Namun, operasinya terhambat oleh kekacauan yang terjadi dan laporan harian mengenai pasukan Israel yang menembaki para pencari bantuan yang sedang menunggu untuk mengumpulkan jatah makanan dari instalasi GHF.

Kontraktor Amerika yang menjaga lokasi bantuan GHF dilaporkan telah menggunakan peluru tajam dan granat kejut terhadap warga sipil, dengan beberapa kontraktor menyatakan kekhawatiran atas kurangnya pengawasan dan taktik agresif yang digunakan oleh personel keamanan yang tidak berkualifikasi dan bersenjata lengkap.

Menurut pernyataan tersebut, lebih dari 500 warga Palestina terbunuh dan hampir 4.000 terluka saat mencoba mengakses atau mendistribusikan makanan dari instalasi GHF.

“Orang-orang menggambarkan kejadian mengerikan saat mereka menunggu selama berjam-jam hanya dengan harapan mendapatkan pasokan makanan pokok, tetapi kemudian mereka justru disambut dengan tembakan tiba-tiba dan tak terduga… Saya telah berbicara dengan sejumlah penyintas pagi ini, dan mereka menceritakan kepada saya kesaksian yang menyayat hati dan mereka berbagi kejadian mengerikan yang terjadi di dekat pusat bantuan yang dikelola GHF,” kata seorang reporter Al Jazeera.

Kelompok perlawanan Palestina dalam pernyataan bersama baru-baru ini mengatakan tujuan sebenarnya di balik pusat distribusi bantuan AS di Gaza adalah untuk membubarkan badan PBB untuk pengungsi Palestina, UNRWA, dan menghancurkan perjuangan Palestina.

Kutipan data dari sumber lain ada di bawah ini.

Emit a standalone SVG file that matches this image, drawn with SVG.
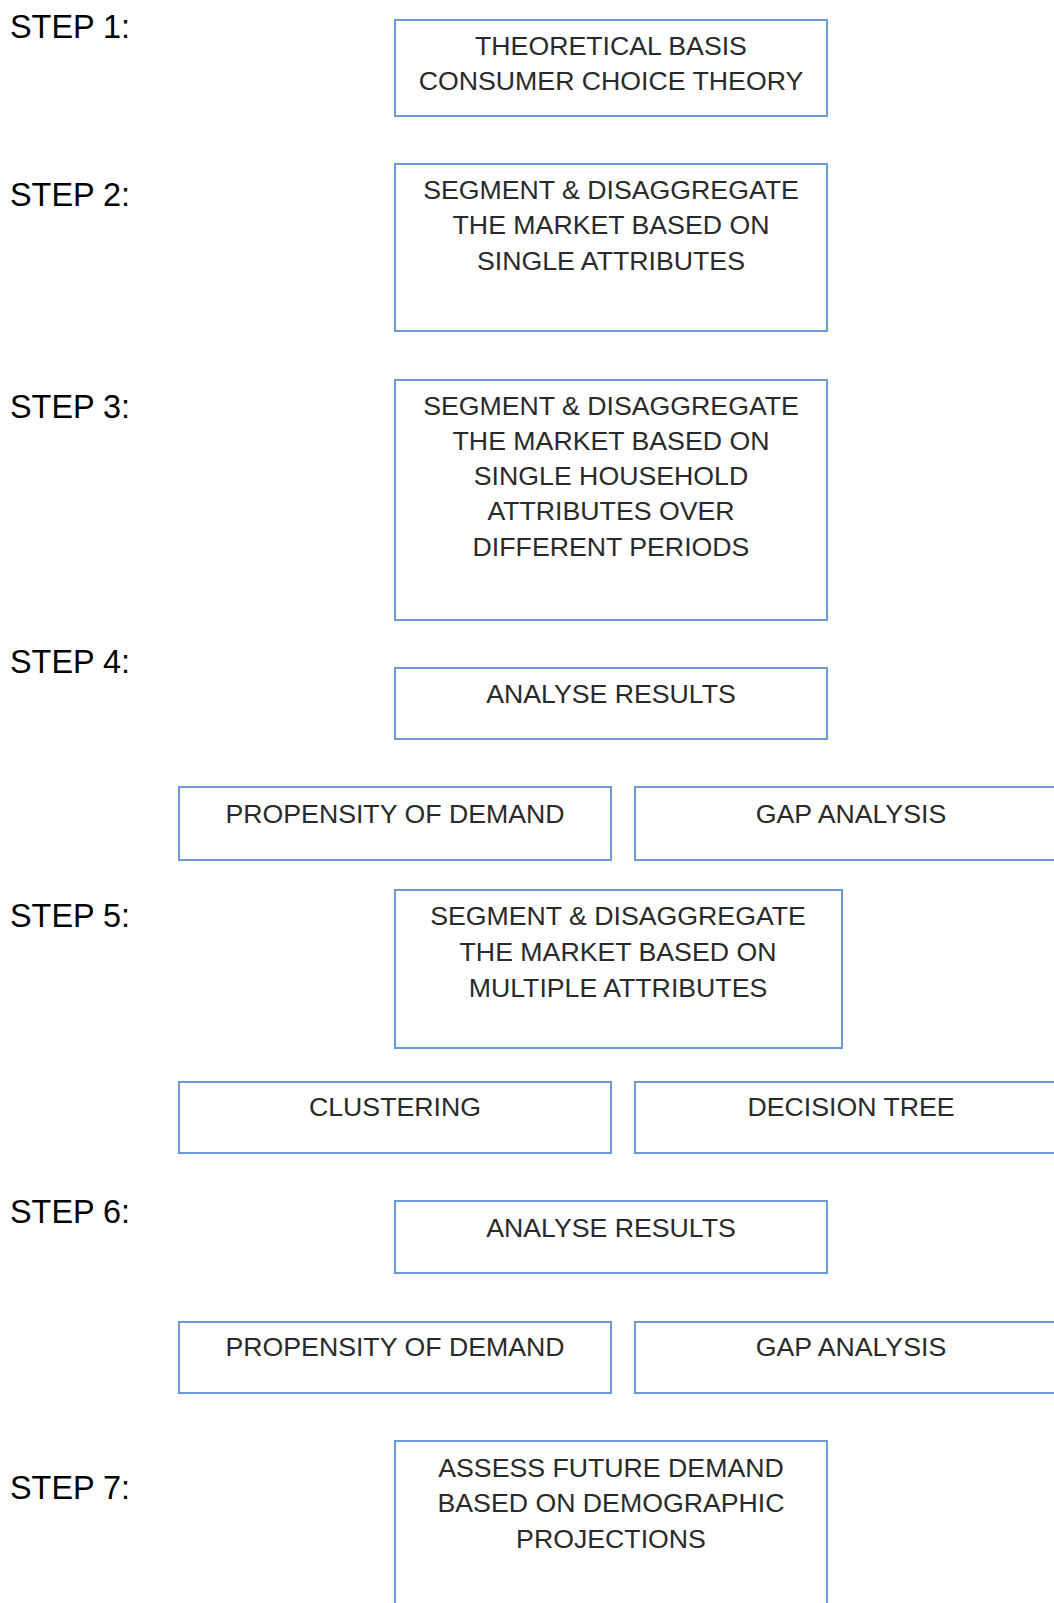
<svg xmlns="http://www.w3.org/2000/svg" width="1054" height="1603" viewBox="0 0 1054 1603">
<style>
.box{fill:#ffffff;stroke:#6b9bd2;stroke-width:2}
.t{font-family:"Liberation Sans",Arial,sans-serif;font-size:26.7px;fill:#2a2a2a;text-anchor:middle}
.s{font-family:"Liberation Sans",Arial,sans-serif;font-size:32.4px;fill:#000000}
</style>
<rect width="1054" height="1603" fill="#ffffff"/>
<g id="labels">
<text class="s" x="10" y="38">STEP 1:</text>
<text class="s" x="10" y="206">STEP 2:</text>
<text class="s" x="10" y="418">STEP 3:</text>
<text class="s" x="10" y="673">STEP 4:</text>
<text class="s" x="10" y="927">STEP 5:</text>
<text class="s" x="10" y="1223">STEP 6:</text>
<text class="s" x="10" y="1499">STEP 7:</text>
</g>
<g id="n1"><rect class="box" x="395" y="20" width="432" height="96"/>
<text class="t" x="611" y="55">THEORETICAL BASIS</text>
<text class="t" x="611" y="90">CONSUMER CHOICE THEORY</text></g>
<g id="n2"><rect class="box" x="395" y="164" width="432" height="167"/>
<text class="t" x="611" y="199">SEGMENT &amp; DISAGGREGATE</text>
<text class="t" x="611" y="234">THE MARKET BASED ON</text>
<text class="t" x="611" y="270">SINGLE ATTRIBUTES</text></g>
<g id="n3"><rect class="box" x="395" y="380" width="432" height="240"/>
<text class="t" x="611" y="415">SEGMENT &amp; DISAGGREGATE</text>
<text class="t" x="611" y="450">THE MARKET BASED ON</text>
<text class="t" x="611" y="485">SINGLE HOUSEHOLD</text>
<text class="t" x="611" y="520">ATTRIBUTES OVER</text>
<text class="t" x="611" y="556">DIFFERENT PERIODS</text></g>
<g id="n4"><rect class="box" x="395" y="668" width="432" height="71"/>
<text class="t" x="611" y="703">ANALYSE RESULTS</text></g>
<g id="n4a"><rect class="box" x="179" y="787" width="432" height="73"/>
<text class="t" x="395" y="823">PROPENSITY OF DEMAND</text></g>
<g id="n4b"><rect class="box" x="635" y="787" width="432" height="73"/>
<text class="t" x="851" y="823">GAP ANALYSIS</text></g>
<g id="n5"><rect class="box" x="395" y="890" width="447" height="158"/>
<text class="t" x="618" y="925">SEGMENT &amp; DISAGGREGATE</text>
<text class="t" x="618" y="961">THE MARKET BASED ON</text>
<text class="t" x="618" y="997">MULTIPLE ATTRIBUTES</text></g>
<g id="n5a"><rect class="box" x="179" y="1082" width="432" height="71"/>
<text class="t" x="395" y="1116">CLUSTERING</text></g>
<g id="n5b"><rect class="box" x="635" y="1082" width="432" height="71"/>
<text class="t" x="851" y="1116">DECISION TREE</text></g>
<g id="n6"><rect class="box" x="395" y="1201" width="432" height="72"/>
<text class="t" x="611" y="1237">ANALYSE RESULTS</text></g>
<g id="n6a"><rect class="box" x="179" y="1322" width="432" height="71"/>
<text class="t" x="395" y="1356">PROPENSITY OF DEMAND</text></g>
<g id="n6b"><rect class="box" x="635" y="1322" width="432" height="71"/>
<text class="t" x="851" y="1356">GAP ANALYSIS</text></g>
<g id="n7"><rect class="box" x="395" y="1441" width="432" height="200"/>
<text class="t" x="611" y="1477">ASSESS FUTURE DEMAND</text>
<text class="t" x="611" y="1512">BASED ON DEMOGRAPHIC</text>
<text class="t" x="611" y="1548">PROJECTIONS</text></g>
<g id="connectors"></g>
</svg>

Mereka juga menekankan bahwa tindakan pusat-pusat bantuan tersebut ditujukan untuk mempercepat pemindahan paksa, pembersihan etnis, dan evakuasi masyarakat dan penduduk Gaza sebagai bagian dari “rencana kriminal” Presiden AS Donald Trump.

Perserikatan Bangsa-Bangsa dan kelompok bantuan lainnya menolak untuk bekerja sama dengan sistem GHF, dengan mengatakan hal itu melanggar prinsip-prinsip kemanusiaan berupa kenetralan, imparsialitas, dan independensi.

“Organisasi distribusi ini bertujuan menggunakan makanan sebagai umpan untuk menarik orang-orang yang kelaparan, meneror mereka, dan membunuh mereka. Penembakan terhadap orang-orang yang mengantre makanan adalah kejahatan perang,” kata Dr. Mads Gilbert, seorang dokter dan profesor kedokteran darurat, yang telah menyediakan layanan kesehatan di Gaza selama lebih dari 30 tahun, tentang operasi GFH kepada Al Jazeera.

Perkembangan tersebut terjadi saat Trump mendesak gerakan perlawanan Hamas Palestina pada hari Selasa untuk menerima usulan gencatan senjata 60 hari, dan mengatakan bahwa Tel Aviv telah setuju untuk menyelesaikan kesepakatan tersebut.

“Israel telah menyetujui persyaratan yang diperlukan untuk menuntaskan Gencatan Senjata selama 60 hari,” katanya di Truth Social miliknya.

Dorongan Trump untuk gencatan senjata muncul saat pemerintah AS menyetujui penjualan senjata senilai $510 juta kepada rezim Israel, memperkuat dukungan militer Washington saat genosida rezim tersebut di Gaza mencapai bulan ke-21.

Sejak 7 Oktober 2023, ketika rezim Israel memulai kampanye genosida di Gaza, telah menewaskan sedikitnya 57.012 warga Palestina dan melukai 134.592, menurut kementerian kesehatan Gaza.